Furtok dla SportoweFakty.pl: Mam nadzieję, że utrzymają to do końca

Mecz Ruchu Chorzów z Polonią Bytom był określany jako Najstarsze Derby Śląska. Taki tytuł miał gwarantować emocje od pierwszych minut i tak rzeczywiście było, a kibice nie mogli narzekać na nudę, bo oba zespoły zagrały z zębem i ambicją. - Był to fajny mecz, typowe derby. Oczekiwałem, że będzie taka walka i zaangażowanie - potwierdził Jan Furtok, legenda śląskiej piłki, którego poprosiliśmy o skomentowanie wydarzeń boiskowych.

- Był to zacięty pojedynek, ale Ruch okazał się lepszy o jedną bramkę - stwierdził były prezes GKS-u Katowice i dodał: - Na pewno było to lepsze spotkanie niż to w wykonaniu Legii, które właśnie oglądam. Legendarny napastnik GKS-u rozmawiał z nami na początku tamtego pojedynku i nie mógł wiedzieć, że Wojskowi zaaplikują Koronie aż pięć goli i stworzą świetne widowisko w końcówce.

Wróćmy jednak do pojedynku dwóch rewelacji tego sezonu. Na początku rozgrywek nikt nawet nie spodziewał się, że Ruch i Polonia będą realnie walczyć o najwyższe laury, Niebiescy będą nawet wiceliderem, a plecy śląskich klubów oglądać będą takie firmy i etatowi reprezentanci w europejskich pucharach jak Legia czy Lech. Sporo piłkarskich ekspertów twierdzi jednak, że to tylko chwilowy skok formy i w ostatecznym rozrachunku wszystko wróci do normy. Z drugiej strony, wielu kibicuje zespołom Waldemara Fornalika i Jurija Szatałowa i wierzy, że uda im się pomieszać szyki ligowym faworytom i zmącić ustaloną hierarchię. Należy do nich również Jan Furtok.- Mam nadzieję, że utrzymają to końca. Jestem ze Śląska i każdemu zespołowi z tego regionu dobrze życzę, chociaż wiadomo, że GKS jest na pierwszym miejscu - stwierdził były napastnik reprezentacji Polski do dzisiaj mocno związany jest z klubem z Bukowej i dodał: - Chciałoby się, żeby więcej śląskich drużyn tak grało, bo tak przecież już kiedyś było. Myślę, że coś się w końcu ruszy, chociaż na pewno nie jest lekko.

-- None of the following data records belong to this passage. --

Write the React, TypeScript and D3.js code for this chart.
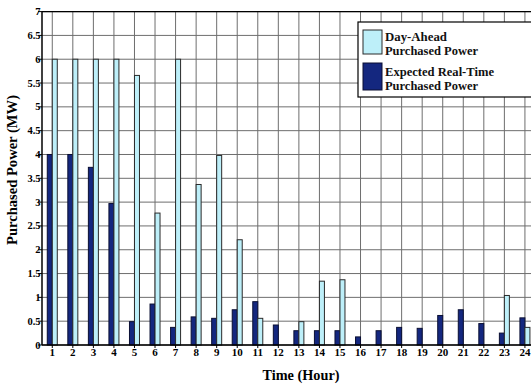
import React from "react";
import * as d3 from "d3";

const hours = ["1","2","3","4","5","6","7","8","9","10","11","12","13","14","15","16","17","18","19","20","21","22","23","24"];
const dayAhead = [6, 6, 6, 6, 5.66, 2.77, 6, 3.37, 3.98, 2.21, 0.56, 0, 0.49, 1.34, 1.37, 0, 0, 0, 0, 0, 0, 0, 1.04, 0.37];
const realTime = [4, 4, 3.73, 2.97, 0.49, 0.86, 0.37, 0.59, 0.56, 0.74, 0.91, 0.42, 0.3, 0.3, 0.3, 0.17, 0.3, 0.37, 0.35, 0.62, 0.74, 0.45, 0.25, 0.57];
const yTicks = [0, 0.5, 1, 1.5, 2, 2.5, 3, 3.5, 4, 4.5, 5, 5.5, 6, 6.5, 7];
const legendLabels = [["Day-Ahead", "Purchased Power"], ["Expected Real-Time", "Purchased Power"]];

const W = 531, H = 386;
const left = 42, top = 11.6, bottom = 345, step = 20.55;
const font = "'Liberation Serif', 'Times New Roman', Times, serif";

export default function App() {
  const x = d3.scaleBand<string>().domain(hours).range([left, left + step * hours.length]).padding(0);
  const y = d3.scaleLinear().domain([0, 7]).range([bottom, top]);
  const bw = 5;
  const right = W + 5;
  const cx = (h: string) => (x(h) as number) + x.bandwidth() / 2;
  const legendWidths = [[62, 93], [109, 93]];

  return (
    <svg width={W} height={H} style={{ position: "absolute", left: 0, top: 0, background: "#fff" }}>
      <g>
        {yTicks.map((t) => (
          <line key={"gy" + t} x1={left} x2={right} y1={y(t)} y2={y(t)} stroke="#6e6e6e" strokeWidth={1} />
        ))}
        {hours.map((h) => (
          <line key={"gx" + h} x1={cx(h)} x2={cx(h)} y1={top} y2={bottom} stroke="#6e6e6e" strokeWidth={1} />
        ))}
      </g>
      <g>
        {hours.map((h, i) => (
          <g key={"b" + h}>
            {realTime[i] > 0 && (
              <rect x={cx(h) - bw} y={y(realTime[i])} width={bw} height={bottom - y(realTime[i])}
                fill="#14277f" stroke="#0a0f33" strokeWidth={1} />
            )}
            {dayAhead[i] > 0 && (
              <rect x={cx(h)} y={y(dayAhead[i])} width={bw} height={bottom - y(dayAhead[i])}
                fill="#bdeff9" stroke="#2a2a2a" strokeWidth={1} />
            )}
          </g>
        ))}
      </g>
      <line x1={left} x2={left} y1={top} y2={bottom} stroke="#000" strokeWidth={1.5} />
      <line x1={left} x2={right} y1={bottom} y2={bottom} stroke="#000" strokeWidth={1.5} />
      <line x1={left} x2={right} y1={top} y2={top} stroke="#000" strokeWidth={1.2} />
      {yTicks.map((t) => (
        <g key={"yt" + t}>
          <line x1={left - 4} x2={left} y1={y(t)} y2={y(t)} stroke="#000" />
          <text x={left - 1.5} y={y(t) + 3.5} textAnchor="end" fontFamily={font} fontWeight="bold" fontSize={10.5}>{t}</text>
        </g>
      ))}
      {hours.map((h) => (
        <g key={"xt" + h}>
          <line x1={cx(h)} x2={cx(h)} y1={bottom} y2={bottom + 3} stroke="#000" />
          <text x={cx(h)} y={bottom + 10.5} textAnchor="middle" fontFamily={font} fontWeight="bold" fontSize={11}>{h}</text>
        </g>
      ))}
      <text x={301} y={380} textAnchor="middle" fontFamily={font} fontWeight="bold" fontSize={14}
        textLength={77} lengthAdjust="spacingAndGlyphs">Time (Hour)</text>
      <text transform={`translate(17,170) rotate(-90)`} textAnchor="middle" fontFamily={font} fontWeight="bold" fontSize={14}
        textLength={150} lengthAdjust="spacingAndGlyphs">Purchased Power (MW)</text>
      <g>
        <rect x={358} y={22} width={W} height={75} fill="#fff" stroke="#000" strokeWidth={1.2} />
        <rect x={363} y={30} width={19} height={24} fill="#bdeff9" stroke="#2a2a2a" strokeWidth={1} />
        <rect x={363} y={63} width={19} height={27} fill="#14277f" stroke="#0a0f33" strokeWidth={1} />
        {legendLabels.map((lines, i) => (
          <g key={"lg" + i}>
            <text x={385} y={41 + i * 35} fontFamily={font} fontWeight="bold" fontSize={12} fill="#111"
              textLength={legendWidths[i][0]} lengthAdjust="spacingAndGlyphs">{lines[0]}</text>
            <text x={385} y={55 + i * 35} fontFamily={font} fontWeight="bold" fontSize={12} fill="#111"
              textLength={legendWidths[i][1]} lengthAdjust="spacingAndGlyphs">{lines[1]}</text>
          </g>
        ))}
      </g>
    </svg>
  );
}
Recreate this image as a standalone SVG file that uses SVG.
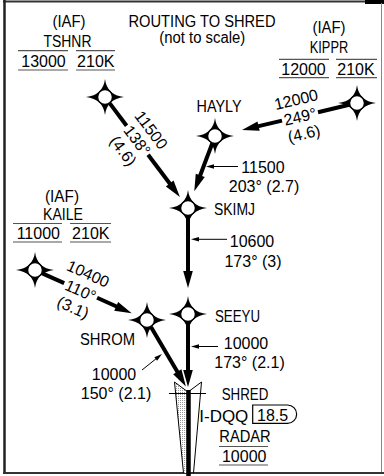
<svg xmlns="http://www.w3.org/2000/svg" xmlns:xlink="http://www.w3.org/1999/xlink" width="384" height="476" viewBox="0 0 384 476">
<style>
.t{font-family:"Liberation Sans",Arial,sans-serif;font-size:16px;fill:#000}
.m{text-anchor:middle}
.trk{stroke:#000;stroke-width:4;fill:none;stroke-linecap:butt}
.ldr{stroke:#000;stroke-width:1;fill:none}
.bar{stroke:#555;stroke-width:1.2;fill:none}
</style>
<defs>
<marker id="ah" markerUnits="userSpaceOnUse" markerWidth="20" markerHeight="12" viewBox="-2 -6 20 12" refX="0" refY="0" orient="auto"><path d="M-1,-4.8 L16,0 L-1,4.8 Z" fill="#000"/></marker>
<marker id="sa" markerUnits="userSpaceOnUse" markerWidth="10" markerHeight="6" viewBox="-2 -3 10 6" refX="0" refY="0" orient="auto"><path d="M-1,-2.2 L7,0 L-1,2.2 Z" fill="#000"/></marker>
<g id="fix">
<path d="M0,-18 Q2,-2 19,0 Q2,2 0,18 Q-2,2 -19,0 Q-2,-2 0,-18 Z" fill="#000"/>
<circle r="7.5" fill="#fff" stroke="#000" stroke-width="1.5"/>
</g>
<pattern id="dots" width="2" height="2" patternUnits="userSpaceOnUse"><rect width="2" height="2" fill="#fff"/><rect width="1" height="1" fill="#999"/></pattern>
</defs>

<g id="frame">
<line x1="3" y1="1.5" x2="384" y2="1.5" stroke="#333" stroke-width="2"/>
<rect x="365" y="0" width="19" height="4" fill="#000"/>
<line x1="4.5" y1="0" x2="4.5" y2="474" stroke="#222" stroke-width="2.5"/>
<line x1="381.5" y1="3" x2="381.5" y2="472" stroke="#888" stroke-width="1"/>
<line x1="3" y1="473" x2="384" y2="473" stroke="#333" stroke-width="2"/>
</g>

<text class="t m" x="202" y="26.5" textLength="147" lengthAdjust="spacingAndGlyphs">ROUTING TO SHRED</text>
<text class="t m" x="202.3" y="43" textLength="86" lengthAdjust="spacingAndGlyphs">(not to scale)</text>

<g id="connectors">
<polygon points="174.5,382 188,392 188,473 183.5,473" fill="url(#dots)"/>
<polyline points="183.5,473 174.5,382 188,392 201.5,382 193.5,473" stroke="#000" stroke-width="1" fill="none"/>
<line x1="188.5" y1="390" x2="188.5" y2="476" stroke="#000" stroke-width="4.5"/>
<line x1="169" y1="393.5" x2="206" y2="393.5" stroke="#000" stroke-width="1"/>

<line class="trk" x1="109.8" y1="103.4" x2="126.6" y2="125.8"/>
<line class="trk" x1="148.1" y1="154.7" x2="170.3" y2="184.3" marker-end="url(#ah)"/>
<line class="trk" x1="349.2" y1="104.8" x2="318" y2="112.2"/>
<line class="trk" x1="282" y1="120.6" x2="257.6" y2="126.4" marker-end="url(#ah)"/>
<line class="trk" x1="212.2" y1="143.5" x2="199.9" y2="176.3" marker-end="url(#ah)"/>
<line class="trk" x1="188" y1="215" x2="188" y2="272" marker-end="url(#ah)"/>
<line class="trk" x1="188" y1="321" x2="188" y2="371" marker-end="url(#ah)"/>
<line class="trk" x1="151" y1="326.9" x2="177.8" y2="372.6" marker-end="url(#ah)"/>
<line class="trk" x1="42.3" y1="273.3" x2="64.2" y2="283.1"/>
<line class="trk" x1="97.1" y1="297.8" x2="117.1" y2="306.8" marker-end="url(#ah)"/>

<line class="ldr" x1="238" y1="166.5" x2="213" y2="166.5" marker-end="url(#sa)"/>
<line class="ldr" x1="227" y1="239.3" x2="198" y2="239.3" marker-end="url(#sa)"/>
<line class="ldr" x1="218" y1="346.5" x2="198" y2="346.5" marker-end="url(#sa)"/>
<line class="ldr" x1="142" y1="370" x2="156.5" y2="358.4" marker-end="url(#sa)"/>
</g>

<g id="leg-labels">
<g transform="translate(137.3,140.3) rotate(53.2)">
<text class="t m" x="0" y="-11.8">11500</text>
<text class="t m" x="0" y="5.7">138°</text>
<text class="t m" x="0" y="23.2">(4.6)</text>
</g>
<g transform="translate(300,116.4) rotate(-13.2)">
<text class="t m" x="0" y="-11.8">12000</text>
<text class="t m" x="0" y="5.7">249°</text>
<text class="t m" x="0" y="23.2">(4.6)</text>
</g>
<g transform="translate(80.7,290.5) rotate(24.1)">
<text class="t m" x="0" y="-12.8">10400</text>
<text class="t m" x="0" y="5.7">110°</text>
<text class="t m" x="0" y="24.2">(3.1)</text>
</g>
<text class="t m" x="263" y="173">11500</text>
<text class="t m" x="264" y="191.5">203° (2.7)</text>
<text class="t m" x="252" y="246.5">10600</text>
<text class="t m" x="253" y="266.5">173° (3)</text>
<text class="t m" x="246" y="349">10000</text>
<text class="t m" x="249.5" y="368">173° (2.1)</text>
<text class="t m" x="114" y="380">10000</text>
<text class="t m" x="116" y="399">150° (2.1)</text>
</g>

<g id="TSHNR">
<use xlink:href="#fix" href="#fix" x="105" y="97"/>
<text class="t m" x="69" y="26.5" textLength="33" lengthAdjust="spacingAndGlyphs">(IAF)</text>
<text class="t m" x="67.5" y="46.5" textLength="48" lengthAdjust="spacingAndGlyphs">TSHNR</text>
<text class="t m" x="43.5" y="66.5">13000</text>
<text class="t m" x="95.8" y="66.5">210K</text>
<path class="bar" d="M18,50.7 H68 M76,50.7 H115 M18,70 H68 M76,70 H115"/>
</g>
<g id="KIPPR">
<use xlink:href="#fix" href="#fix" x="357" y="103"/>
<text class="t m" x="329" y="33" textLength="33" lengthAdjust="spacingAndGlyphs">(IAF)</text>
<text class="t m" x="329" y="53" textLength="38.5" lengthAdjust="spacingAndGlyphs">KIPPR</text>
<text class="t m" x="303.5" y="75">12000</text>
<text class="t m" x="356" y="75">210K</text>
<path class="bar" d="M279,59.3 H329 M336,59.3 H377 M279,77.7 H329 M336,77.7 H377"/>
</g>
<g id="HAYLY">
<use xlink:href="#fix" href="#fix" x="215" y="136"/>
<text class="t m" x="219" y="111.5" textLength="45" lengthAdjust="spacingAndGlyphs">HAYLY</text>
</g>
<g id="SKIMJ">
<use xlink:href="#fix" href="#fix" x="188" y="208"/>
<text class="t" x="214" y="215" textLength="41" lengthAdjust="spacingAndGlyphs">SKIMJ</text>
</g>
<g id="KAILE">
<use xlink:href="#fix" href="#fix" x="35" y="270"/>
<text class="t m" x="62" y="201.5" textLength="34" lengthAdjust="spacingAndGlyphs">(IAF)</text>
<text class="t m" x="63" y="220" textLength="40" lengthAdjust="spacingAndGlyphs">KAILE</text>
<text class="t m" x="38.3" y="238.5">11000</text>
<text class="t m" x="90.8" y="238.5">210K</text>
<path class="bar" d="M13,223.5 H62 M70,223.5 H111 M13,242 H62 M70,242 H111"/>
</g>
<g id="SEEYU">
<use xlink:href="#fix" href="#fix" x="188" y="314"/>
<text class="t" x="215" y="321.5" textLength="45" lengthAdjust="spacingAndGlyphs">SEEYU</text>
</g>
<g id="SHROM">
<use xlink:href="#fix" href="#fix" x="147" y="320"/>
<text class="t" x="80" y="345" textLength="55" lengthAdjust="spacingAndGlyphs">SHROM</text>
</g>
<g id="SHRED">
<text class="t" x="221.7" y="400" textLength="46.6" lengthAdjust="spacingAndGlyphs">SHRED</text>
<text class="t" x="199.3" y="421.5" textLength="49" lengthAdjust="spacingAndGlyphs">I-DQQ</text>
<path d="M252.7,405 H287.5 A9.15,9.15 0 0 1 287.5,423.3 H252.7 Z" fill="none" stroke="#000" stroke-width="1.2"/>
<text class="t" x="257" y="421">18.5</text>
<text class="t m" x="245" y="441.5" textLength="51.4" lengthAdjust="spacingAndGlyphs">RADAR</text>
<text class="t m" x="244.2" y="461.5">10000</text>
<path class="bar" d="M219,446.5 H268 M219,465 H268"/>
</g>
</svg>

Trudno dziwić się takiej postawie. Przecież to właśnie kluby z tego regionu dawały nam w przeszłości najwięcej radości na europejskich stadionach, tak jak Górnik, który poległ dopiero w pojedynku z Manchesterem City. Poza tym śląskie drużyny najwięcej razy zdobywały tytuły mistrza Polski oraz wypromowały wielu fantastycznych piłkarzy takich jak Gerard Cieślik, Włodzimierz Lubański czy Jerzy Gorgoń. Wśród drużyn ekstraklasy tylko trzy pochodzą z krainy węgla (w tym Odra Wodzisław), a na zapleczu najwyższej klasy rozgrywkowej walczą utytułowane Górnik i ukochany przez Furtoka GKS Katowice.

- Chciałoby się, bardzo by się chciało - odpowiada nasz rozmówca pytany o to, kiedy Gieksa będzie odnosić takie sukcesy jak dziś Ruch oraz Polonia i dodaje: - Musimy jednak jeszcze trochę poczekać, bo wiadomo że są problemy, które trzeba rozwiązać.